Heavy Rain: The Origami Killer promises a non-linear and cinematic which is intended to be play without any reloading according director David Cage, who spoke with CVG this week.
“There will be the opportunity for players to reply as much as they want from where they want, but we would really like to encourage them not to do so — to continue to play with one story bearing with the consequences of their actions,” Cage told CVG.
The story can even survive the deaths of its multiple player-controlled characters, accommodating all player choices, even fatal ones. Is this the end of the Game Over screen?

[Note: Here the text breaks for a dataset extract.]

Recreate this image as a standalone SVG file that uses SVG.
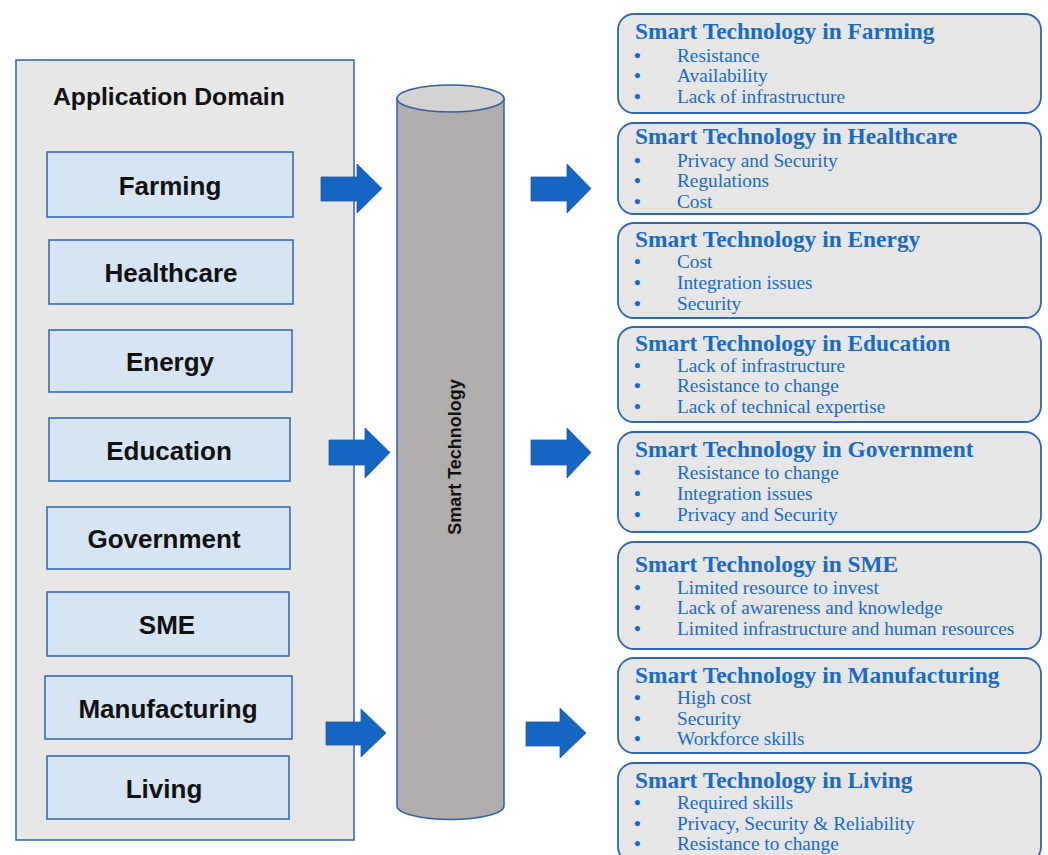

“This is what’s exciting about it,” said Cage. “This is a story that you told. It’s pretty unique. So why would you want to do everything perfect and change what you’ve done. You will be able to redo what you like but we recommend not to.”
Cage is the founder, CEO and auteur of French studio Quantic Dreams. His last effort was 2005’s Fahrenheit (aka Indigo Prophecy), which also featured a non-linear story, told through bare-bones controls and heavily scripted quick time events.
Judging from these early previews, Heavy Rain is a definite improvement over Fahrenheit and may establish new conventions for interactivity in storytelling when it comes out for the Playstation 3 last next year.
Mistakes and pitfalls always break the mood in games. They pressure or outright force the player to flip back a few pages and rewrite the story correctly. Some recent games have broken from the trend of checkpoints and quick-save/quick-load. BioShock allowed players to continue after dying by restoring the hero at the nearest Vita-Chamber — a kind of in-character checkpoint.
Heavy Rain will liberate players from the constraints of failure by offering in-game consequences rather than a forced reboot and maintaining immersion in the plot rather than ending it.